Lors de la 1ère Cloud Week Paris, une conférence sur le thème de la « confiance » a été organisée à l’initiative de l’association Cloud Confidence.
Cybercriminalité, fraude, espionnage massif et enfin sabotage : les dangers liés aux transformations numériques en cours sont tout aussi importants que les espoirs placés dans les nouvelles technologies. Nicolas Grégoire, PDG d’Agarri, spécialiste de la sécurité informatique offensive, tente de compromettre ses clients pour améliorer leurs systèmes de sécurité. Lors de la conférence, il a pu expliquer pourquoi « le cloud computing constitue un cocktail détonnant, en associant l’interactivité externe, c’est à dire la communication avec des systèmes tiers et l’auto-configuration ou l’élasticité automatique, à la base de toute solution cloud. Des personnes malintentionnées peuvent alors avoir un accès facile aux méta-données ». Les preuves visuelles de ces intrusions dans les systèmes de grandes entreprises numériques ont certainement provoqué autant de sourires que de sueurs froides dans l’assistance. « Il faut avoir une approche à la fois unitaire, pour chaque solution, et globale, pour prendre en compte les failles dans les interactions avec les autres solutions », a préconisé Nicolas Grégoire.
Cloud Confidence est une association qui regroupe 30 membres utilisateurs, prestataires et juristes, dont la mission est de « promouvoir la confiance dans le monde encore opaque du cloud computing ». Pour Olivier Darrason, son président, « la démarche de cloud confidence s’appuie sur la création d’une norme de confiance, avec un processus de certification assuré par un tiers extérieur à l’association. La sécurité est autant une question technique que juridique ».
L’ANSII(Agence Nationale de la Sécurité des Systèmes d’Information), pousse également à la création d’un label « secure cloud », avec une gradation dans les niveaux de sécurité et donc de certification. Pour son directeur général, Guillaume Poupard, « le cloud est une réalité.

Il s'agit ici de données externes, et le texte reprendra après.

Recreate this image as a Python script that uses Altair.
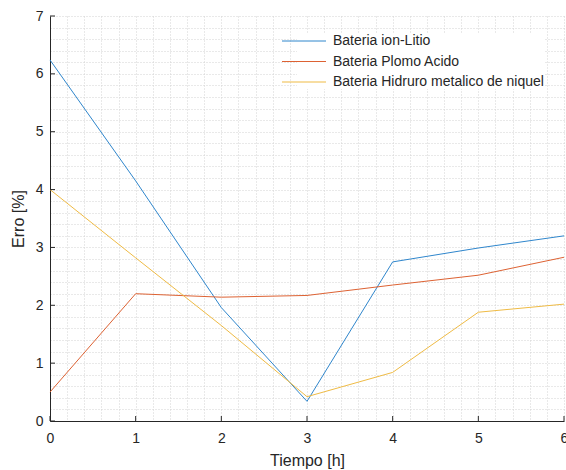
import altair as alt
import pandas as pd

tiempo = [0, 1, 2, 3, 4, 5, 6]
litio = [6.24, 4.15, 1.96, 0.34, 2.75, 2.99, 3.20]
plomo = [0.50, 2.20, 2.14, 2.17, 2.35, 2.52, 2.83]
niquel = [4.00, 2.82, 1.65, 0.42, 0.84, 1.88, 2.02]
series = ["Bateria ion-Litio", "Bateria Plomo Acido", "Bateria Hidruro metalico de niquel"]
colors = ["#2F86CC", "#DD6233", "#EFBB45"]

x_major = [0, 1, 2, 3, 4, 5, 6]
y_major = [0, 1, 2, 3, 4, 5, 6, 7]
x_grid = [round(i * 0.2, 1) for i in range(31)]
y_grid = [round(i * 0.2, 1) for i in range(36)]

rows = []
for name, vals in zip(series, [litio, plomo, niquel]):
    for t, v in zip(tiempo, vals):
        rows.append({"t": t, "v": v, "serie": name})
df = pd.DataFrame(rows)

FONT = "Liberation Sans"
TXT = "#262626"
LBL = "abs(datum.value - round(datum.value)) < 0.001 ? format(datum.value, 'd') : ''"
GRID = "#d2d2d2"

xscale = alt.Scale(domain=[0, 6], nice=False, zero=False)
yscale = alt.Scale(domain=[0, 7], nice=False, zero=False)

xaxis = alt.Axis(
    values=x_grid, grid=True, gridDash=[1, 2], gridColor=GRID, gridWidth=1,
    ticks=False, domain=True, domainColor=TXT, domainWidth=1,
    labelExpr=LBL, labelOverlap=False,
    labelFlush=False, labelFont=FONT, labelFontSize=14, labelColor=TXT, labelPadding=10,
    title="Tiempo [h]", titleFont=FONT, titleFontSize=16, titleFontWeight="normal",
    titleColor=TXT, titlePadding=7,
)
yaxis = alt.Axis(
    values=y_grid, grid=True, gridDash=[1, 2], gridColor=GRID, gridWidth=1,
    ticks=False, domain=True, domainColor=TXT, domainWidth=1,
    labelExpr=LBL, labelOverlap=False,
    labelFlush=False, labelFont=FONT, labelFontSize=14, labelColor=TXT, labelPadding=7,
    title="Erro [%]", titleFont=FONT, titleFontSize=16, titleFontWeight="normal",
    titleColor=TXT, titlePadding=9,
)

lines = alt.Chart(df).mark_line(strokeWidth=1).encode(
    x=alt.X("t:Q", scale=xscale, axis=xaxis),
    y=alt.Y("v:Q", scale=yscale, axis=yaxis),
    color=alt.Color(
        "serie:N",
        scale=alt.Scale(domain=series, range=colors),
        sort=series,
        legend=alt.Legend(
            title=None, orient="none", legendX=247, legendY=18,
            symbolType="M-4.4,0H4.4", symbolSize=100, symbolStrokeWidth=1,
            labelFont=FONT, labelFontSize=14, labelColor=TXT, labelLimit=400,
            rowPadding=6.5, labelOffset=22, fillColor="white",
        ),
    ),
)

xt = alt.Chart(pd.DataFrame({"t": x_major})).mark_rule(color=TXT, strokeWidth=1).encode(
    x=alt.X("t:Q", scale=xscale, axis=xaxis), y=alt.value(405), y2=alt.value(400)
)
yt = alt.Chart(pd.DataFrame({"v": y_major})).mark_rule(color=TXT, strokeWidth=1).encode(
    y=alt.Y("v:Q", scale=yscale, axis=yaxis), x=alt.value(0), x2=alt.value(5)
)

chart = alt.layer(lines, xt, yt).properties(
    width=514, height=405,
    autosize=alt.AutoSizeParams(type="none"),
    padding={"left": 50, "top": 16, "right": 2, "bottom": 49},
    background="white",
).configure_view(stroke=None)

chart.save("out.html", embed_options={"renderer": "svg", "actions": False})
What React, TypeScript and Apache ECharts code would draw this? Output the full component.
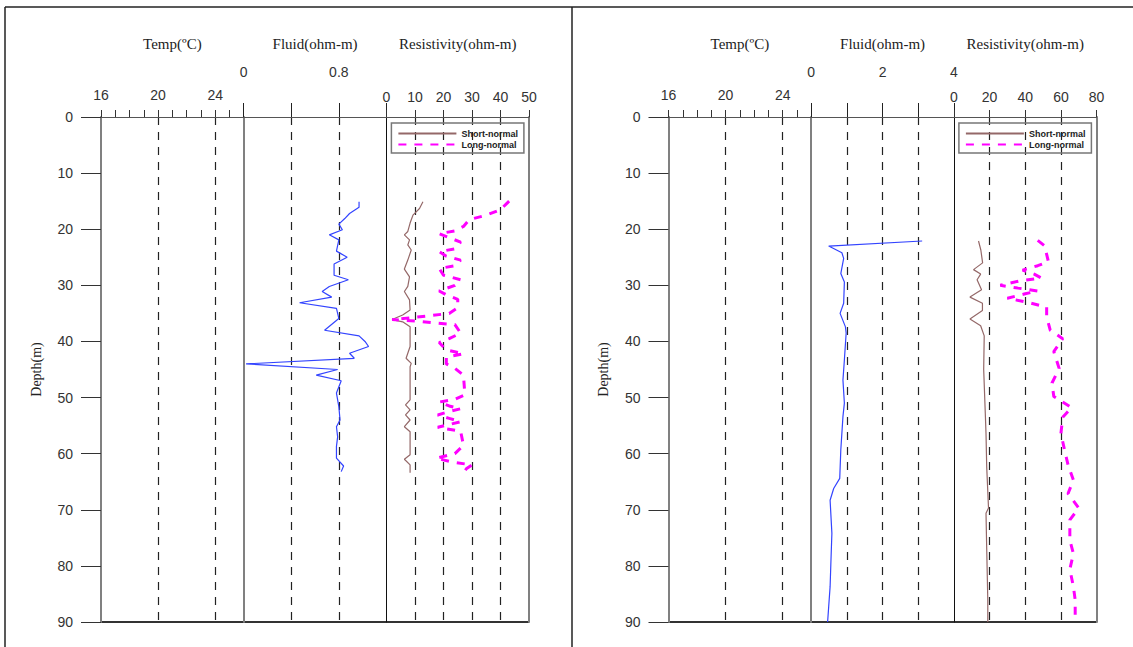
import React, { useEffect, useRef } from "react";
import * as echarts from "echarts";

// ---------- axis definitions ----------
const depthMin = 0;
const depthMax = 90;
const depthStep = 10;

const tempMin = 16;
const tempMax = 26;
const tempTickLabels = [16, 20, 24];

const fluidLeftMax = 1.2;
const fluidLeftStep = 0.4;
const fluidLeftTickLabels = [0, 0.8];
const fluidRightMax = 4;
const fluidRightStep = 1;
const fluidRightTickLabels = [0, 2, 4];

const resLeftMax = 50;
const resLeftStep = 10;
const resRightMax = 80;
const resRightStep = 20;

const titles = ["Temp(ºC)", "Fluid(ohm-m)", "Resistivity(ohm-m)"];
const legendNames = ["Short-normal", "Long-normal"];

// ---------- data: left well ----------
const fluidLeftDepth = [15.1, 16.1, 17.2, 18.1, 19.1, 20.1, 21.0, 21.9, 23.9, 25.0, 26.2, 28.2, 29.0, 30.2, 31.1, 32.1, 33.1, 34.1, 35.9, 38.0, 39.0, 40.0, 40.9, 42.1, 43.0, 44.0, 45.0, 46.0, 47.0, 49.2, 51.6, 54.0, 55.2, 57.0, 58.7, 60.8, 62.2, 63.2];
const fluidLeftValue = [0.97, 0.97, 0.89, 0.85, 0.8, 0.83, 0.72, 0.8, 0.78, 0.87, 0.76, 0.76, 0.88, 0.72, 0.66, 0.74, 0.47, 0.78, 0.8, 0.68, 0.97, 1.02, 1.05, 0.89, 0.93, 0.02, 0.79, 0.61, 0.82, 0.78, 0.8, 0.81, 0.78, 0.79, 0.78, 0.78, 0.84, 0.82];

const shortLeftDepth = [15.1, 16.3, 17.5, 18.9, 20.4, 21.0, 21.9, 22.8, 23.7, 25.5, 27.1, 28.5, 30.2, 31.1, 32.6, 34.4, 35.3, 36.1, 36.5, 37.4, 40.9, 43.0, 43.9, 44.5, 50.4, 51.3, 52.2, 53.1, 54.0, 55.2, 56.1, 60.2, 61.0, 62.0, 63.4];
const shortLeftValue = [12.8, 11.6, 9.3, 8.3, 7.5, 6.3, 8.1, 7.5, 8.7, 7.5, 6.3, 8.1, 7.5, 6.3, 8.1, 8.3, 5.7, 2.0, 5.7, 8.3, 8.3, 6.9, 8.7, 8.3, 8.3, 6.7, 8.3, 6.7, 8.3, 6.3, 8.3, 8.3, 6.3, 8.3, 8.3];

const longLeftDepth = [15.0, 16.5, 17.5, 18.3, 19.5, 20.3, 20.8, 21.5, 22.3, 23.5, 24.0, 24.8, 25.5, 26.5, 27.0, 28.2, 29.0, 30.0, 31.0, 31.7, 32.5, 34.0, 35.0, 35.5, 35.8, 36.1, 36.4, 36.7, 37.0, 38.5, 39.5, 40.2, 41.5, 42.2, 42.8, 44.0, 44.8, 46.0, 49.5, 50.3, 50.8, 51.5, 52.0, 52.5, 53.1, 53.7, 54.3, 54.8, 55.3, 56.0, 58.5, 60.0, 60.8, 61.5, 62.0, 62.7, 63.5];
const longLeftValue = [43, 40, 35, 29, 27, 24, 18.5, 22, 26, 24, 18.5, 21, 26, 24, 18.5, 20, 26, 24, 18.5, 21, 25, 25, 22, 14, 8, 2, 11, 17, 24, 26, 22, 18.5, 21, 27, 21, 21, 24, 27, 27.5, 24, 18.5, 22, 26, 22, 18, 22, 26, 22, 18, 26, 27, 24, 17.5, 23, 30, 28, 27];

// ---------- data: right well ----------
const fluidRightDepth = [22.1, 23.0, 24.2, 25.2, 27.9, 29.4, 33.2, 35.0, 37.4, 38.5, 43.3, 46.9, 51.0, 53.4, 59.3, 64.4, 66.2, 68.3, 74.2, 79.8, 83.7, 87.3, 90.0];
const fluidRightValue = [3.11, 0.49, 0.86, 0.91, 0.83, 0.93, 0.91, 0.81, 0.96, 0.98, 0.93, 0.89, 0.93, 0.89, 0.83, 0.8, 0.63, 0.53, 0.58, 0.55, 0.53, 0.49, 0.46];

const shortRightDepth = [22.1, 23.7, 26.0, 27.2, 28.0, 29.0, 30.8, 32.1, 33.2, 34.5, 36.0, 37.2, 39.0, 45.0, 52.8, 56.4, 62.4, 69.7, 70.6, 77.0, 86.1, 90.0];
const shortRightValue = [13.8, 15.1, 16.1, 11, 15, 13, 15.5, 9, 16, 16, 9, 15, 17, 16.7, 17.6, 18.0, 18.4, 19.4, 18.0, 18.4, 19.0, 19.0];

const longRightDepth = [22.0, 23.0, 24.5, 25.8, 26.5, 27.3, 28.0, 28.7, 29.2, 30.0, 30.5, 31.0, 31.5, 32.3, 33.0, 33.9, 35.6, 38.0, 39.5, 41.8, 44.8, 47.4, 49.8, 51.8, 53.5, 56.4, 59.3, 62.0, 64.7, 67.1, 69.7, 71.8, 75.4, 77.8, 80.6, 83.7, 86.1, 89.6];
const longRightValue = [47, 51, 52, 53, 47, 38.5, 45, 49, 37, 26, 36, 47, 40, 30, 41, 52, 52, 54, 61, 56, 59, 55, 56, 66, 61, 60, 62, 64, 67, 64, 70, 65, 65, 67, 65, 67, 68, 68];

const zip = (depth: number[], value: number[]) => depth.map((d, i) => [value[i], d]);
const inList = (list: number[]) => (v: number) =>
  list.some((l) => Math.abs(l - v) < 1e-6) ? String(v) : "";

const SANS = "Liberation Sans";
const SERIF = "Liberation Serif";

function buildOption() {
  const gridTop = 117;
  const gridHeight = 505;
  const trackW = 142.7;
  const panels = [
    {
      x0: 101,
      fluidMax: fluidLeftMax, fluidStep: fluidLeftStep, fluidLabels: fluidLeftTickLabels,
      resMax: resLeftMax, resStep: resLeftStep,
      fluid: zip(fluidLeftDepth, fluidLeftValue),
      short: zip(shortLeftDepth, shortLeftValue),
      long: zip(longLeftDepth, longLeftValue),
    },
    {
      x0: 668.5,
      fluidMax: fluidRightMax, fluidStep: fluidRightStep, fluidLabels: fluidRightTickLabels,
      resMax: resRightMax, resStep: resRightStep,
      fluid: zip(fluidRightDepth, fluidRightValue),
      short: zip(shortRightDepth, shortRightValue),
      long: zip(longRightDepth, longRightValue),
    },
  ];

  const grid: any[] = [];
  const xAxis: any[] = [];
  const yAxis: any[] = [];
  const series: any[] = [];
  const legend: any[] = [];
  const graphic: any[] = [];

  const dashed = { color: "#222", width: 1.2, type: [8, 7] };
  const labelStyle = { fontFamily: SANS, fontSize: 14, color: "#333" };
  const yBase = {
    type: "value", inverse: true, min: depthMin, max: depthMax, interval: depthStep,
    splitLine: { show: false },
  };

  panels.forEach((p, pi) => {
    const g0 = pi * 3;
    const xi = pi * 4;
    const yi = pi * 4;
    for (let k = 0; k < 3; k++) {
      grid.push({ left: p.x0 + k * trackW, top: gridTop, width: trackW, height: gridHeight, containLabel: false });
    }
    // temp axis (ticks + labels)
    xAxis.push({
      gridIndex: g0, type: "value", position: "top", min: tempMin, max: tempMax, interval: 1,
      axisLine: { show: true, lineStyle: { color: "#555", width: 1 } },
      axisTick: { show: true, length: 7, lineStyle: { color: "#333" } },
      axisLabel: { show: true, margin: 15, formatter: inList(tempTickLabels), ...labelStyle },
      splitLine: { show: false },
    });
    // temp dashed grid lines
    xAxis.push({
      gridIndex: g0, type: "value", position: "top", min: tempMin, max: tempMax, interval: 4,
      axisLine: { show: false }, axisTick: { show: false }, axisLabel: { show: false },
      splitLine: { show: true, showMinLine: false, showMaxLine: false, lineStyle: dashed },
    });
    // fluid
    xAxis.push({
      gridIndex: g0 + 1, type: "value", position: "top", min: 0, max: p.fluidMax, interval: p.fluidStep,
      axisLine: { show: true, lineStyle: { color: "#555", width: 1 } },
      axisTick: { show: true, length: 14, lineStyle: { color: "#222" } },
      axisLabel: { show: true, margin: 38, formatter: inList(p.fluidLabels), showMinLabel: true, showMaxLabel: true, ...labelStyle },
      splitLine: { show: true, showMinLine: false, showMaxLine: false, lineStyle: dashed },
    });
    // resistivity
    xAxis.push({
      gridIndex: g0 + 2, type: "value", position: "top", min: 0, max: p.resMax, interval: p.resStep,
      axisLine: { show: true, lineStyle: { color: "#555", width: 1 } },
      axisTick: { show: true, length: 7, lineStyle: { color: "#333" } },
      axisLabel: { show: true, margin: 13, showMinLabel: true, showMaxLabel: true, ...labelStyle },
      splitLine: { show: true, showMinLine: false, showMaxLine: false, lineStyle: dashed },
    });

    // depth axis
    yAxis.push({
      ...yBase, gridIndex: g0, position: "left",
      axisLine: { show: true, lineStyle: { color: "#808080", width: 2 } },
      axisTick: { show: true, length: 20, lineStyle: { color: "#333" } },
      axisLabel: { show: true, margin: 28, ...labelStyle },
      name: "Depth(m)", nameLocation: "middle", nameGap: 58, nameRotate: 90,
      nameTextStyle: { fontFamily: SERIF, fontSize: 14, color: "#222" },
    });
    yAxis.push({
      ...yBase, gridIndex: g0 + 1, position: "left",
      axisLine: { show: true, lineStyle: { color: "#808080", width: 2 } },
      axisTick: { show: false }, axisLabel: { show: false },
    });
    yAxis.push({
      ...yBase, gridIndex: g0 + 2, position: "left",
      axisLine: { show: true, lineStyle: { color: "#111", width: 1 } },
      axisTick: { show: false }, axisLabel: { show: false },
    });
    yAxis.push({
      ...yBase, gridIndex: g0 + 2, position: "right",
      axisLine: { show: true, lineStyle: { color: "#808080", width: 2 } },
      axisTick: { show: false }, axisLabel: { show: false },
    });

    series.push({
      name: "Fluid", type: "line", xAxisIndex: xi + 2, yAxisIndex: yi + 1, data: p.fluid,
      symbol: "none", lineStyle: { color: "#3344ff", width: 1.2 }, itemStyle: { color: "#3344ff" }, z: 3,
    });
    series.push({
      name: legendNames[0], type: "line", xAxisIndex: xi + 3, yAxisIndex: yi + 2, data: p.short,
      symbol: "none", lineStyle: { color: "#946868", width: 1.2 }, itemStyle: { color: "#946868" }, z: 3,
    });
    series.push({
      name: legendNames[1], type: "line", xAxisIndex: xi + 3, yAxisIndex: yi + 2, data: p.long,
      symbol: "none", lineStyle: { color: "#ff00ff", width: 3, type: [8, 8] }, itemStyle: { color: "#ff00ff" }, z: 4,
    });

    legend.push({
      left: p.x0 + 2 * trackW + 5, top: 123, orient: "vertical",
      itemWidth: 58, itemHeight: 8, itemGap: 2, padding: [6, 6, 4, 6],
      borderColor: "#777", borderWidth: 1.5,
      itemStyle: { opacity: 0 },
      textStyle: { fontFamily: SANS, fontSize: 9, fontWeight: "bold", color: "#222" },
      data: legendNames,
    });

    titles.forEach((t, k) => {
      graphic.push({
        type: "text", x: p.x0 + (k + 0.5) * trackW, y: 44,
        style: { text: t, fontFamily: SERIF, fontSize: 15, fill: "#222", textAlign: "center", textVerticalAlign: "middle" },
      });
    });
    // bottom line
    graphic.push({
      type: "line", shape: { x1: p.x0, y1: gridTop + gridHeight, x2: p.x0 + 3 * trackW, y2: gridTop + gridHeight },
      style: { stroke: "#333", lineWidth: 2 },
    });
  });

  // outer frame
  graphic.push({ type: "line", shape: { x1: 5, y1: 7, x2: 1133, y2: 7 }, style: { stroke: "#222", lineWidth: 1.5 } });
  graphic.push({ type: "line", shape: { x1: 5, y1: 7, x2: 5, y2: 647 }, style: { stroke: "#222", lineWidth: 1.5 } });
  graphic.push({ type: "line", shape: { x1: 572, y1: 7, x2: 572, y2: 647 }, style: { stroke: "#222", lineWidth: 1.5 } });

  return {
    animation: false,
    backgroundColor: "#fff",
    grid, xAxis, yAxis, series, legend, graphic,
  };
}

export default function App() {
  const ref = useRef<HTMLDivElement>(null);
  useEffect(() => {
    if (!ref.current) return;
    const chart = echarts.init(ref.current, undefined, { renderer: "svg" });
    chart.setOption(buildOption() as any);
    return () => chart.dispose();
  }, []);
  return (
    <div
      ref={ref}
      style={{ position: "fixed", left: 0, top: 0, width: 1133, height: 647, background: "#fff" }}
    />
  );
}
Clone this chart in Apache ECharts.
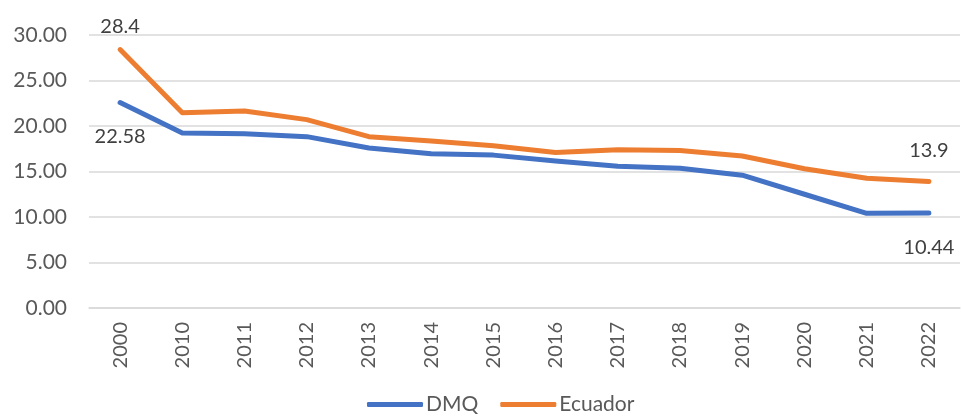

Il ne s’agit pas de revenir à l’âge de pierre, mais quand on est trop pressé de se débarrasser d’une informatique qui coûte si cher, on peut prendre de très mauvaises décisions ». Comment les entreprises peuvent-elles s’assurer que le prestataire est de confiance ? « Ce peut être le rôle de l’État de fixer les règles et d’aider à identifier ceux qui les suivent, à travers l’ANSSI, qui prend déjà en charge la certification des PASSI (Prestataires d’Audit de la Sécurité des Systèmes d’information)», a estimé Guillaume Poupard.
Pour Stanislas de Rémur, PDG d’Oodrive, « il y a peu de règles et de certifications réellement appliquées à notre métier. Les futures certifications doivent nous aider à passer moins de temps à rassurer les clients ». Normes ISO générales, cloud confidence, secure cloud 1 et 2 de l’ANSSI, tests de contrôle et d’intrusion… Jean-Paul Alibert, président de T-systems France, filiale de Deutsche Telekom, a regretté cette dispersion : « les DSI se questionnent beaucoup sur le choix de la norme pour rassurer les utilisateurs. Il est indispensable aujourd’hui de créer de la transversalité autour de ces normes ».
Le bon niveau de régulation : l’Europe
Guillaume Poupard, de l’ANSSI, a mis en garde contre les stratégies souveraines et protectionnistes. Comme beaucoup d’intervenants, il estime que « la bonne taille de la souveraineté, c’est l’Europe. Nous travaillons avec nos homologues allemands pour créer une première zone de confiance en Europe avec, dans un deuxième temps, une ouverture aux pays européens partageant la même volonté ». Répondant à une question sur le caractère tardif et lent de la réaction européenne, Guillaume Poupard a estimé que « la bataille n’est pas perdue : la confiance est préalable à la création d’un écosystème d’envergure et compétitif. La bascule n’est pas encore massive dans le cloud. Il y a encore des utilisateurs hésitants. Dans 5 ans, ce sera peut-être déjà trop tard, si les choses ne bougent pas d’ici là ».
Eric Léandri, directeur général de Qwant, « qui consacre 15 % de ses effectifs et 25 % de son financement à la sécurisation de son offre », a lui souligné l’importance de la transparence pour le développement de l’activité : « le eCommerce s’est par exemple beaucoup développé ces dernières années grâce à la confiance qui s’est installée au niveau des moyens de paiement et aux possibilités de renvoyer les produits achetés ». Mais il a déclaré regretter que beaucoup de lobbyistes, notamment de son concurrent Google, s’activent à Bruxelles pour freiner la régulation du marché numérique européen, condition sine qua non à son essor.